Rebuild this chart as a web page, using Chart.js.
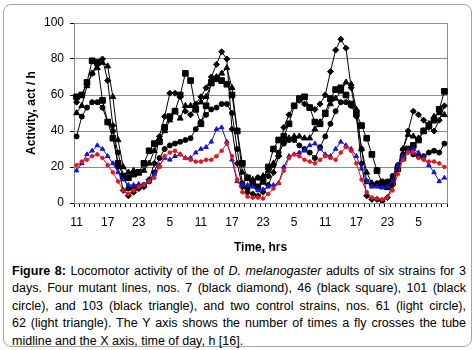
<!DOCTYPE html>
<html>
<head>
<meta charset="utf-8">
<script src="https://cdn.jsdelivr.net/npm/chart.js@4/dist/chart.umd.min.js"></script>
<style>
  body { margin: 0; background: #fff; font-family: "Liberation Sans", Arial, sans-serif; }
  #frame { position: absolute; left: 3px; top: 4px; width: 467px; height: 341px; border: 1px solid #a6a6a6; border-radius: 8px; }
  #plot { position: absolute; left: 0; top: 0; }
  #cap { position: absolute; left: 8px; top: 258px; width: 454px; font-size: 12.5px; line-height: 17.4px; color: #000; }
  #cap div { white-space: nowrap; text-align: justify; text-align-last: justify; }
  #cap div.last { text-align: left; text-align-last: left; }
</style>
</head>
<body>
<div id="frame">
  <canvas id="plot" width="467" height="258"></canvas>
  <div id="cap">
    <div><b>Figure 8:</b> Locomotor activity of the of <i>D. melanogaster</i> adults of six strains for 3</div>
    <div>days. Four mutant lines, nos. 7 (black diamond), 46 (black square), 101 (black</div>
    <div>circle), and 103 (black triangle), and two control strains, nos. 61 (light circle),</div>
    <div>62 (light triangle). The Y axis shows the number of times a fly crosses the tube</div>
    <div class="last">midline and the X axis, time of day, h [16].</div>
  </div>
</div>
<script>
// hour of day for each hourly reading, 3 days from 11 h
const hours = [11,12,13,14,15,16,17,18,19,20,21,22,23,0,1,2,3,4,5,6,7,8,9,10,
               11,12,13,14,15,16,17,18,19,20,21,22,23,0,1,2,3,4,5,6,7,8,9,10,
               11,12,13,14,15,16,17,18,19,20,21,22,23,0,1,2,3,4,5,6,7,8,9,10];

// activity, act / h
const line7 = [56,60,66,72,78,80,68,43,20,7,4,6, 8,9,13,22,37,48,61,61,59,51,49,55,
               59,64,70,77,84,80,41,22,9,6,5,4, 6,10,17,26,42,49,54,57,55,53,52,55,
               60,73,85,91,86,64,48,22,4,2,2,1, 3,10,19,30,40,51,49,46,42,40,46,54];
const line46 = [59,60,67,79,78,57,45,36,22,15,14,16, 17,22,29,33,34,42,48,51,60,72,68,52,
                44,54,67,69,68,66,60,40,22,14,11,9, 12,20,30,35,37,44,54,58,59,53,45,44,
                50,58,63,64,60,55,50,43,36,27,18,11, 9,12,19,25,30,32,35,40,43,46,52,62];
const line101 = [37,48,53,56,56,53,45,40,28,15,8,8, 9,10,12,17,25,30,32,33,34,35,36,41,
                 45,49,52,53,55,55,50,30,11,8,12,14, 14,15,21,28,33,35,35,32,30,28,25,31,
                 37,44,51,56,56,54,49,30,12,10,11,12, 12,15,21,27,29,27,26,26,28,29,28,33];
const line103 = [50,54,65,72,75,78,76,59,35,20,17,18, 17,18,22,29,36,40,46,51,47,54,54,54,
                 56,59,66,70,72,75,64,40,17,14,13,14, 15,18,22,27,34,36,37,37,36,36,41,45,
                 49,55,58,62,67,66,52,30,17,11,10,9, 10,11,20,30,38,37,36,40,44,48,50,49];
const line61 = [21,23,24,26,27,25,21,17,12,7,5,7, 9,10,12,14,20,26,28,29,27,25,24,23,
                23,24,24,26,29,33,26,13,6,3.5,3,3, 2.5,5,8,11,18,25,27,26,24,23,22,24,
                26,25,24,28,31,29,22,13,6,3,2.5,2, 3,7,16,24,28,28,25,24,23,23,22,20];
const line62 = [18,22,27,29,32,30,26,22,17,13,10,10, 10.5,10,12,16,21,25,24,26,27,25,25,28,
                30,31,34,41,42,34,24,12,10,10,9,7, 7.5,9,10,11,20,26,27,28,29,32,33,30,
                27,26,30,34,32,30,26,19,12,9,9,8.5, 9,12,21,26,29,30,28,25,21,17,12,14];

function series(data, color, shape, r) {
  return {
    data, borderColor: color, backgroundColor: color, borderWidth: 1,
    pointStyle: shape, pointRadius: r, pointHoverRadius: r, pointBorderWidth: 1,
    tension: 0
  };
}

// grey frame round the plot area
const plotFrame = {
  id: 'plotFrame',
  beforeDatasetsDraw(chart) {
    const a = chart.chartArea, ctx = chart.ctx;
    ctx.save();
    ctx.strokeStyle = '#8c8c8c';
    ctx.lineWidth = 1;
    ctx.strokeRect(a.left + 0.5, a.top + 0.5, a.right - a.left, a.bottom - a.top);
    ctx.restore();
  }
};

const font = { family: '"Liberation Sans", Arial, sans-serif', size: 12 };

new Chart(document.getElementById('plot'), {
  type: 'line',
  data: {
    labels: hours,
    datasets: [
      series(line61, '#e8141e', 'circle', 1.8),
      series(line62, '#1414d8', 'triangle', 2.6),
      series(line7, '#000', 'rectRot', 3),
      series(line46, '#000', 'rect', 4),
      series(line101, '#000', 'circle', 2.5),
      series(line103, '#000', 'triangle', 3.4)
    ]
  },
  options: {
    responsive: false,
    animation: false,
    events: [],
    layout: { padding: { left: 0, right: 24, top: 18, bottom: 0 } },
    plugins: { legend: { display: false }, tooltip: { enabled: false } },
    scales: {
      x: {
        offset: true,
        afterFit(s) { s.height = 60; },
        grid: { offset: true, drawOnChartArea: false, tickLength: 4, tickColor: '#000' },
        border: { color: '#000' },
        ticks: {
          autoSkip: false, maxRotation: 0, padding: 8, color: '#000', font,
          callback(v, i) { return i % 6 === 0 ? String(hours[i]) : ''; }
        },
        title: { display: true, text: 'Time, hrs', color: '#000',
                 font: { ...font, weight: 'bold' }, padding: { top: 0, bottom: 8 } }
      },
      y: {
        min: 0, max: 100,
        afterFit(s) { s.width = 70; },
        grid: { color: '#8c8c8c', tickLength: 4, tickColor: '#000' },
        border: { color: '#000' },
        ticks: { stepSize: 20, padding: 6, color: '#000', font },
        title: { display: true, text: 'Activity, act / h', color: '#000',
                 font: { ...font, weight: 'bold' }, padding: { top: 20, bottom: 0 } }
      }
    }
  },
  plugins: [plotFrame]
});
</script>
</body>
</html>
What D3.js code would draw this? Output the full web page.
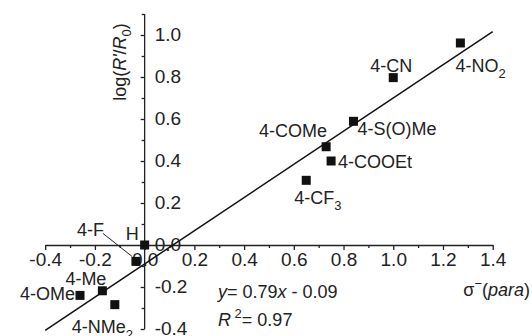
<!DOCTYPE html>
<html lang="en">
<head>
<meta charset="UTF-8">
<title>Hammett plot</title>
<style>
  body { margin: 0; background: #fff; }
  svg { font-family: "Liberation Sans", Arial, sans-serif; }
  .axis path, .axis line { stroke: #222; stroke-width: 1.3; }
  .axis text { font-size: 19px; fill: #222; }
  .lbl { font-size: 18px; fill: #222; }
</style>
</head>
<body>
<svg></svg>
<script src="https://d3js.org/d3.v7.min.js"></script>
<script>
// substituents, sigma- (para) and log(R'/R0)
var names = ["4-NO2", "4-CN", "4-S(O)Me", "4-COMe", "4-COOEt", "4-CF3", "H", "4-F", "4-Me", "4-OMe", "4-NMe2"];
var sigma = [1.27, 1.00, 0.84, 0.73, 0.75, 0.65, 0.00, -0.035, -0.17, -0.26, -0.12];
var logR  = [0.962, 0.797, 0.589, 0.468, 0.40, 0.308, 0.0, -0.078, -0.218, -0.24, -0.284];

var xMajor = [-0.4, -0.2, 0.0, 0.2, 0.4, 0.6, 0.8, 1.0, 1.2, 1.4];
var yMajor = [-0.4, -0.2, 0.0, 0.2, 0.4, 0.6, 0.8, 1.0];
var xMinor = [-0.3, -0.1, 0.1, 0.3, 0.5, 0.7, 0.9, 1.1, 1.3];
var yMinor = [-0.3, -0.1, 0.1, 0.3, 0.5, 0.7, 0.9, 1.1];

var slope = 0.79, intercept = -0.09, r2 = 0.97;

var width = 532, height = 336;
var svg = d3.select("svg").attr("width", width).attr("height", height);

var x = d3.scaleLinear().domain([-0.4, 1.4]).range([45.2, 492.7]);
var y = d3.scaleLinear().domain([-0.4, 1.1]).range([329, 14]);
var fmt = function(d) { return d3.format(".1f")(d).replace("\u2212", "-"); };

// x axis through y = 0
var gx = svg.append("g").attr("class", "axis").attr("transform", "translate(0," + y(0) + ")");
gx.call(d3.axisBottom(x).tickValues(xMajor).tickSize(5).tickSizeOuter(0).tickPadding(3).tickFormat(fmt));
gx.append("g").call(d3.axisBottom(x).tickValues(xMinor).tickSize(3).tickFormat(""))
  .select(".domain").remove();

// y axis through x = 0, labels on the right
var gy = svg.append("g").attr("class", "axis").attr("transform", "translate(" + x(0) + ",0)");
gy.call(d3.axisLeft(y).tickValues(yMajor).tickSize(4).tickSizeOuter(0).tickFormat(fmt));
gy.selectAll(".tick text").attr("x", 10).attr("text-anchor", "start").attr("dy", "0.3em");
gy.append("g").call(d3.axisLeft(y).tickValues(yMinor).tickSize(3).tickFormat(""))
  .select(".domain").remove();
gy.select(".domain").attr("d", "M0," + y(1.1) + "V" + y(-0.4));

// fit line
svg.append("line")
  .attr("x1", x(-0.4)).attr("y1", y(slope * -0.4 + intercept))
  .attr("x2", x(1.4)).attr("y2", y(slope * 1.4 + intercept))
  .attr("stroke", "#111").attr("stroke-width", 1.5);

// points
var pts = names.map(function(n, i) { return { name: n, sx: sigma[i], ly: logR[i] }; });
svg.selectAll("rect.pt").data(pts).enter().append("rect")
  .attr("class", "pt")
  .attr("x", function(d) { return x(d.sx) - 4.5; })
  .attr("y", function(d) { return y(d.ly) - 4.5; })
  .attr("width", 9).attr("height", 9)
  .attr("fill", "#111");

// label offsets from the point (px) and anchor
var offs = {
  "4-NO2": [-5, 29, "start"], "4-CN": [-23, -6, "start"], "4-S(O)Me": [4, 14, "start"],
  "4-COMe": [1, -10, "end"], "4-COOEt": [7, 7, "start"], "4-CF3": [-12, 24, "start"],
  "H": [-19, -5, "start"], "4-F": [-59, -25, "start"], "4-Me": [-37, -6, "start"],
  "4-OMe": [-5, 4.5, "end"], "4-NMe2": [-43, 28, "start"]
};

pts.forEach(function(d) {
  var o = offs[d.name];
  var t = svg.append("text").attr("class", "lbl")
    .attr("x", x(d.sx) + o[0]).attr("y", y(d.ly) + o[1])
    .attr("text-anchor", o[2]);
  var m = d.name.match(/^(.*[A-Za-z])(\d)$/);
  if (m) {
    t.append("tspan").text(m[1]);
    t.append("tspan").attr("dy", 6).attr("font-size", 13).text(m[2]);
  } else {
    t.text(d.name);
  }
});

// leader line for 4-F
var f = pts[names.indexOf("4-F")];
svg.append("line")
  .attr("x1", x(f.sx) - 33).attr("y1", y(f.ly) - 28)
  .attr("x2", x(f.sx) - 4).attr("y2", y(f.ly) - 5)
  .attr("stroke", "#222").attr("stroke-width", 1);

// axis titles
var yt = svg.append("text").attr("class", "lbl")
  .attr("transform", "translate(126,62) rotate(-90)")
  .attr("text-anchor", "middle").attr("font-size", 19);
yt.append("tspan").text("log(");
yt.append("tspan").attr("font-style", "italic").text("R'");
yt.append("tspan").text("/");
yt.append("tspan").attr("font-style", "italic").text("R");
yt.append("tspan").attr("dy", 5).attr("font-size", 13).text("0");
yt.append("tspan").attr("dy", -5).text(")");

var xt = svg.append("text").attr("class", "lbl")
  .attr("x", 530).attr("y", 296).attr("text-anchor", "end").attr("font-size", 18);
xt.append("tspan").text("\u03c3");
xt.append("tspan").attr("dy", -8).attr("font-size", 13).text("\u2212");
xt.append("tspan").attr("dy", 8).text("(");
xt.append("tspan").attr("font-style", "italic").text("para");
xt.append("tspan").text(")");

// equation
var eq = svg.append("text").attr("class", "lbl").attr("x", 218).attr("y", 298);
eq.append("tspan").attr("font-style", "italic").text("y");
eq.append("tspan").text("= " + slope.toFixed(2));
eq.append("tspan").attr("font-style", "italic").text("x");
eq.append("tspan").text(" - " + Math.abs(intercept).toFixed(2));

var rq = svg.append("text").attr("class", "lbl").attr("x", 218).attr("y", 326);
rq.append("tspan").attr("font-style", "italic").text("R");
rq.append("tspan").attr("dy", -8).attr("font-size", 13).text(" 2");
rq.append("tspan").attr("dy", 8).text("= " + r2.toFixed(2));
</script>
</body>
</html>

########################################

**What you are asked to do:** Exactly as written, repeat the lines from the beginning of the entries up to and including the line with "11,12,13,14,15,16,17,18,19,20,21,22,23,0,1,2,3,4,5,6,7,8,9,10];", but not the pictures.

**Solution to this task:**
Rebuild this chart as a web page, using Chart.js.
<!DOCTYPE html>
<html>
<head>
<meta charset="utf-8">
<script src="https://cdn.jsdelivr.net/npm/chart.js@4/dist/chart.umd.min.js"></script>
<style>
  body { margin: 0; background: #fff; font-family: "Liberation Sans", Arial, sans-serif; }
  #frame { position: absolute; left: 3px; top: 4px; width: 467px; height: 341px; border: 1px solid #a6a6a6; border-radius: 8px; }
  #plot { position: absolute; left: 0; top: 0; }
  #cap { position: absolute; left: 8px; top: 258px; width: 454px; font-size: 12.5px; line-height: 17.4px; color: #000; }
  #cap div { white-space: nowrap; text-align: justify; text-align-last: justify; }
  #cap div.last { text-align: left; text-align-last: left; }
</style>
</head>
<body>
<div id="frame">
  <canvas id="plot" width="467" height="258"></canvas>
  <div id="cap">
    <div><b>Figure 8:</b> Locomotor activity of the of <i>D. melanogaster</i> adults of six strains for 3</div>
    <div>days. Four mutant lines, nos. 7 (black diamond), 46 (black square), 101 (black</div>
    <div>circle), and 103 (black triangle), and two control strains, nos. 61 (light circle),</div>
    <div>62 (light triangle). The Y axis shows the number of times a fly crosses the tube</div>
    <div class="last">midline and the X axis, time of day, h [16].</div>
  </div>
</div>
<script>
// hour of day for each hourly reading, 3 days from 11 h
const hours = [11,12,13,14,15,16,17,18,19,20,21,22,23,0,1,2,3,4,5,6,7,8,9,10,
               11,12,13,14,15,16,17,18,19,20,21,22,23,0,1,2,3,4,5,6,7,8,9,10,
               11,12,13,14,15,16,17,18,19,20,21,22,23,0,1,2,3,4,5,6,7,8,9,10];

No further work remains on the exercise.